La fréquence des signes extra-cutanés est difficile à déterminer car peu d’études se sont spécifiquement intéressées à ce point. L’association avec l’asthme, pathologie bien connue du chat, pourrait être sous-estimée.
Du fait de l’absence de signes cliniques spécifiques, les auteurs insistent sur la nécessité d’une démarche diagnostique rigoureuse afin d’exclure les causes infectieuses et les autres causes d’allergie. Des examens complémentaires sont donc systématiquement nécessaires pour exclure les premières : raclages cutanés, examens directs de scotch, examen du produit de brossage pour les ectoparasites, trichogramme, culture et PCR fongique pour la dermatophytose et cytologie cutanée pour les bactéries et les levures. La mise en place d’un traitement antiparasitaire rigoureux pendant 9 à 12 semaines du chat, de ses congénères, voir du milieu de vie ainsi que la prescription d’un régime d’éviction pendant 8 semaines sont indispensables pour exclure les autres causes d’hypersensibilité avant de conclure à un « syndrome félin de la peau atopique ».

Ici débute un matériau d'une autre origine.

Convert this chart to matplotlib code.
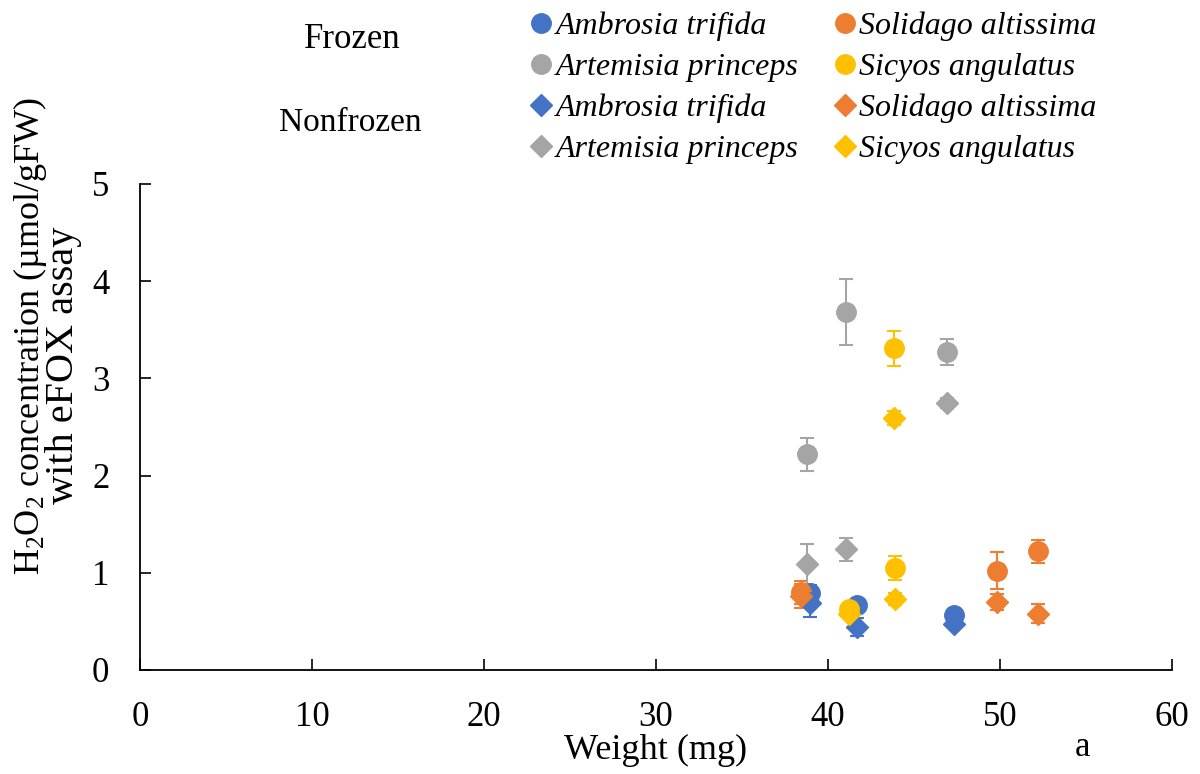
import matplotlib
matplotlib.use('Agg')
import matplotlib.pyplot as plt
from matplotlib.lines import Line2D

plt.rcParams['font.family'] = ['Liberation Serif', 'DejaVu Serif']
plt.rcParams['mathtext.fontset'] = 'custom'
plt.rcParams['mathtext.rm'] = 'Liberation Serif'
plt.rcParams['mathtext.it'] = 'Liberation Serif:italic'

species = ['Ambrosia trifida', 'Solidago altissima', 'Artemisia princeps', 'Sicyos angulatus']
colors = ['#4472C4', '#ED7D31', '#A5A5A5', '#FFC000']

# weights (mg) per species
weights = {
    'Ambrosia trifida': [38.95, 41.7, 47.3],
    'Solidago altissima': [38.4, 49.8, 52.2],
    'Artemisia princeps': [38.8, 41.05, 46.9],
    'Sicyos angulatus': [41.2, 43.85, 43.9],
}
frozen = {
    'Ambrosia trifida': [0.79, 0.67, 0.57],
    'Solidago altissima': [0.80, 1.02, 1.22],
    'Artemisia princeps': [2.22, 3.68, 3.27],
    'Sicyos angulatus': [0.63, 3.31, 1.05],
}
frozen_err = {
    'Ambrosia trifida': [0.08, 0.05, 0.04],
    'Solidago altissima': [0.12, 0.19, 0.12],
    'Artemisia princeps': [0.17, 0.34, 0.13],
    'Sicyos angulatus': [0.05, 0.18, 0.12],
}
nonfrozen = {
    'Ambrosia trifida': [0.69, 0.44, 0.47],
    'Solidago altissima': [0.76, 0.70, 0.58],
    'Artemisia princeps': [1.09, 1.24, 2.75],
    'Sicyos angulatus': [0.58, 2.59, 0.73],
}
nonfrozen_err = {
    'Ambrosia trifida': [0.14, 0.09, 0.03],
    'Solidago altissima': [0.12, 0.08, 0.10],
    'Artemisia princeps': [0.21, 0.12, 0.05],
    'Sicyos angulatus': [0.04, 0.07, 0.06],
}

fig = plt.figure(figsize=(12, 7.74), dpi=100)
ax = fig.add_axes([0.1167, 0.1344, 0.86, 0.6279])

for sp, c in zip(species, colors):
    ax.errorbar(weights[sp], frozen[sp], yerr=frozen_err[sp], fmt='o', color=c,
                markersize=14, capsize=5, elinewidth=1.5, capthick=1.5)
for sp, c in zip(species, colors):
    ax.errorbar(weights[sp], nonfrozen[sp], yerr=nonfrozen_err[sp], fmt='D', color=c,
                markersize=11, capsize=5, elinewidth=1.5, capthick=1.5)

ax.set_xlim(0, 60)
ax.set_ylim(0, 5)
ax.set_xticks(range(0, 61, 10))
ax.set_yticks(range(0, 6))
ax.tick_params(direction='in', length=8, width=1.2, labelsize=25, pad=22)
for s in ['top', 'right']:
    ax.spines[s].set_visible(False)
for s in ['left', 'bottom']:
    ax.spines[s].set_linewidth(1.3)

ax.set_xlabel('Weight (mg)', fontsize=26, labelpad=0)
fig.text(30 / 1200, 1 - 336 / 774, 'H$_2$O$_2$ concentration (µmol/gFW)',
         rotation=90, ha='center', va='center', fontsize=26)
fig.text(64 / 1200, 1 - 365 / 774, 'with eFOX assay',
         rotation=90, ha='center', va='center', fontsize=29)
fig.text(1082 / 1200, 1 - 748 / 774, 'a', ha='center', va='center', fontsize=25)

fig.text(352 / 1200, 1 - 40 / 774, 'Frozen', ha='center', va='center', fontsize=25)
fig.text(350 / 1200, 1 - 123 / 774, 'Nonfrozen', ha='center', va='center', fontsize=24)

handles, labels = [], []
col1 = [('Ambrosia trifida', 'o'), ('Artemisia princeps', 'o'),
        ('Ambrosia trifida', 'D'), ('Artemisia princeps', 'D')]
col2 = [('Solidago altissima', 'o'), ('Sicyos angulatus', 'o'),
        ('Solidago altissima', 'D'), ('Sicyos angulatus', 'D')]
for sp, m in col1 + col2:
    c = colors[species.index(sp)]
    handles.append(Line2D([], [], marker=m, color=c, linestyle='none',
                          markersize=14 if m == 'o' else 11))
    labels.append(sp)
leg = fig.legend(handles, labels, ncol=2, loc='upper left',
                 bbox_to_anchor=(514 / 1200, 1 + 4 / 774), frameon=False,
                 prop={'style': 'italic', 'size': 23}, handletextpad=0.1,
                 handlelength=0.7, columnspacing=1.1, labelspacing=0.36,
                 borderpad=0.0)

fig.savefig('out.png', dpi=100)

Les auteurs rappellent également que, comme chez le chien, les tests allergologiques ne permettent pas de diagnostiquer un « syndrome félin de la peau atopique » mais uniquement d’identifier les allergènes auxquels le chat est sensibilisé, une fois que ce diagnostic est établi. La réalisation et l’interprétation des intradermoréactions sont plus délicates chez le chat que chez le chien. Cela est lié aux caractéristiques de sa peau, plus ferme et élastique et, probablement, à une décharge de cortisol liée au stress plus importante qui réduit l’intensité des réactions observées. Une solution pourrait consister en l’injection intraveineuse de fluorescéine puis la lecture des tests cutanés sous lampe de Wood 15 à 20 minutes plus tard. Les concentrations des allergènes utilisées chez le chien pour les intradermoréactions ne sont peut-être, également, pas adaptées à l’espèce féline. Il existe encore trop peu d’études sur la spécificité et la sensibilité du dosage des IgE sériques spécifiques d’allergènes pour que cette analyse soit recommandée dans cette espèce.
- Halliwell R et coll. Feline allergic diseases: introduction and proposed nomenclature. Vet Dermatol 2021 ; 32 : 8-e2.
- Santoro D et coll. Clinical signs and diagnosis of feline atopic syndrome: detailed guidelines for a correct diagnosis. Vet Dermatol 2021 ; 32 : 26-e6.